Thank you! I was wondering why no one could see them. I will try this method. My steel is 5160
 
Is there another alternative? I just saw the price, it seems a bit pricy for only one knife lol
 
Is there another alternative? I just saw the price, it seems a bit pricy for only one knife lol
Unfortunately there aren't many ways that won't cost at least a little bit. You can attempt to use certain compounds that are used as a dip, and bake onto the blade to help inhibit scale... But I'm very much blanking on the name of the compound in question, sorry. The end goal is the same, however; you're trying to prevent oxygen from contacting the blade.

EDIT; you could also mail out your blade for heat treatment, see if there is anyone near you who can help.
 
Unfortunately there aren't many ways that won't cost at least a little bit. You can attempt to use certain compounds that are used as a dip, and bake onto the blade to help inhibit scale... But I'm very much blanking on the name of the compound in question, sorry. The end goal is the same, however; you're trying to prevent oxygen from contacting the blade.

EDIT; you could also mail out your blade for heat treatment, see if there is anyone near you who can help.
I will look into this, I might also go with the foil since I really love engraving/ornementate my blades. Thank you for the fast answer!
 
I will look into this, I might also go with the foil since I really love engraving/ornementate my blades. Thank you for the fast answer!
No worries, glad to have helped. I'll be looking forward to seeing the end results!
 
A thin coat of watered down satanite would stop scale
I don't have satinite avaible near me, but that gave an idea to put borax on the blade diluted in rubing alcool? If it works for forge forge welding it must work for this purpose?
 
Borax is acid. It doesn’t really prevent scale, it kinda dissolves it...

Plus it’ll eat a hole in your forge if you don’t build the forge for it.
 
Borax is acid. It doesn’t really prevent scale, it kinda dissolves it...

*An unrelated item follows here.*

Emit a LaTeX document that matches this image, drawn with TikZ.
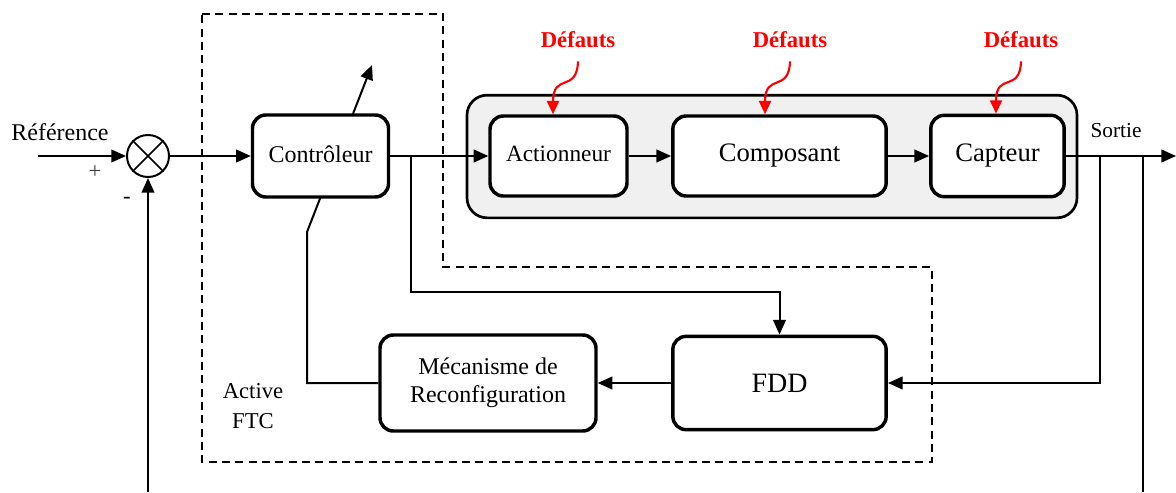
\documentclass[tikz,border=0pt]{standalone}
\usepackage{fontspec}
\setmainfont{Liberation Serif}
\usepackage{tikz}
\usetikzlibrary{positioning}
\usetikzlibrary{arrows.meta,backgrounds}
\tikzstyle{bloc}=[draw,line width=2.6pt,rounded corners=10pt,fill=white,inner sep=0pt,align=center]
\tikzstyle{sumnode}=[circle,draw,line width=1.5pt,minimum size=31.5pt,inner sep=0pt,fill=white]
\tikzstyle{edge}=[draw,line width=1.5pt,-{Triangle[length=11pt,width=9.5pt]}]
\tikzstyle{wire}=[draw,line width=1.5pt]
\tikzstyle{defaut}=[text=red,font=\fontsize{17}{17}\selectfont\bfseries]
\tikzstyle{faultedge}=[draw=red,line width=1.6pt,-{Triangle[length=10pt,width=9pt]},red]
\tikzstyle{lbl}=[font=\fontsize{18}{21}\selectfont,align=center,inner sep=0pt]

\begin{document}
\begin{tikzpicture}[x=0.75pt,y=-0.75pt]
\useasboundingbox (0,0) rectangle (1176,492);

% Active FTC zone
\draw[line width=1.3pt,dash pattern=on 6pt off 4pt] (202,14) -- (443,14) -- (443,267) -- (932,267) -- (932,462) -- (202,462) -- cycle;
\node[lbl,font=\fontsize{17}{22.5}\selectfont] (ftc) at (253,406) {Active\\FTC};

% process
\node[draw,line width=2pt,rounded corners=15pt,fill=black!6,minimum width=457.5pt,minimum height=92pt] (proc) at (772,156.5) {};
\node[bloc,minimum width=102.75pt,minimum height=60pt,font=\fontsize{17.5}{20}\selectfont] (act) at (558.5,156) {\raisebox{4pt}{Actionneur}};
\node[bloc,minimum width=160pt,minimum height=60pt,font=\fontsize{20}{22}\selectfont] (comp) at (779.5,156) {\raisebox{2pt}{Composant}};
\node[bloc,minimum width=100pt,minimum height=61pt,font=\fontsize{20}{22}\selectfont] (cap) at (997.5,156) {\raisebox{3pt}{Capteur}};

% loop
\node[sumnode] (sum) at (148,156) {};
\draw[line width=1.2pt] (sum.north west) -- (sum.south east) (sum.north east) -- (sum.south west);
\node[bloc,minimum width=102pt,minimum height=61.5pt,font=\fontsize{18}{20}\selectfont] (ctrl) at (320.5,156) {\raisebox{3pt}{Contrôleur}};
\node[bloc,minimum width=160pt,minimum height=70pt,font=\fontsize{21}{23}\selectfont] (fdd) at (779.5,383) {FDD};
\node[bloc,minimum width=162pt,minimum height=72pt,font=\fontsize{18}{21}\selectfont] (meca) at (488,383) {Mécanisme de\\Reconfiguration};

% labels
\node[lbl] (ref) at (60,132) {Référence};
\node[lbl,font=\fontsize{17}{17}\selectfont,text=black!75] (plus) at (95,172) {+};
\node[lbl,font=\fontsize{17}{17}\selectfont] (minus) at (127,200) {-};
\node[lbl,font=\fontsize{16}{16}\selectfont] (sortie) at (1116,131) {Sortie};

\coordinate (in) at (38,156);
\coordinate (fb) at (148,492);
\coordinate (out) at (1176,156);
\coordinate (br1) at (411,156);
\coordinate (br2) at (1100,156);
\coordinate (br3) at (1143,156);
\coordinate (br3b) at (1143,492);
\coordinate (k1) at (307,383);
\coordinate (k2) at (307,232);
\coordinate (k3) at (372,65);

% connections
\draw[edge] (in) -- (sum.west);
\draw[edge] (fb) -- (sum.south);
\draw[edge] (sum.east) -- (ctrl.west);
\draw[edge] (ctrl.east) -- (act.west);
\draw[edge] (act.east) -- (comp.west);
\draw[edge] (comp.east) -- (cap.west);
\draw[edge] (cap.east) -- (out);
\draw[wire] (br3) -- (br3b);
\draw[edge] (br1) -- (411,292) -| (fdd.north);
\draw[edge] (br2) |- (fdd.east);
\draw[edge] (fdd.west) -- (meca.east);
\begin{pgfonlayer}{background}
\draw[edge] (meca.west) -- (k1) -- (k2) -- (k3);
\end{pgfonlayer}

% faults
\foreach \name/\x/\blk in {d1/578/act, d2/790/comp, d3/1021/cap}
{
  \node[defaut] (\name) at (\x,40) {Défauts};
  \draw[faultedge] ([yshift=-16pt]\name.center) .. controls +(-1,32) and +(0,-42) .. ([xshift=-25*0.75pt]\name.center |- \blk.north);
}

\end{tikzpicture}
\end{document}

Plus it’ll eat a hole in your forge if you don’t build the forge for it.
Oh ok. Would coating the engraved part of theblade with refractory cement work?
 
Paint it with white metallic paint - amazing how well it works. White metallic paint is 10% to 25% TiO2 and works pretty darn good. Try a small sample piece in the forge heating to 1500F for a few minutes to confirm it works. You ARE using a muffler tube for HT'ing are you not? Muffler tube is almost a must for HT work in a forge.
 
Paint it with white metallic paint - amazing how well it works. White metallic paint is 10% to 25% TiO2 and works pretty darn good. Try a small sample piece in the forge heating to 1500F for a few minutes to confirm it works. You ARE using a muffler tube for HT'ing are you not? Muffler tube is almost a must for HT work in a forge.
Yes I do use a pipe in for heat treat and thanks for this advice!

Satanite is refactory cement
Good to know, I always wondered what was the difference between both

I will probably try both methods on samples and see what works best.
 
I've spent the day doing both for first time actually
Used thin wash of cement on some blades and high temp paint on others
They both cracked and let the heat on the blades in couple of places bit worked ok where it worked
Was no biggie to me as I left loads of meat on the bone to grind off any decarb but would have been ugly on your engravings
Try it and see you might have better luck
The ss foil definitely wouldn't crack
 
also if your forge is fuel rich it makes less scale. if you have blue flame coming out of the forge opening, your are fuel rich.
 
Ok so from what I understand, I should coat the engraved part with something that will keep oxygen outside, use the lowest air intake possible and a lot of fuel (would making smaller nuts of charcoal burn more oxygen because of the bigger surface area thus preventing scales?) Would it help if I also try to heat only the bevel?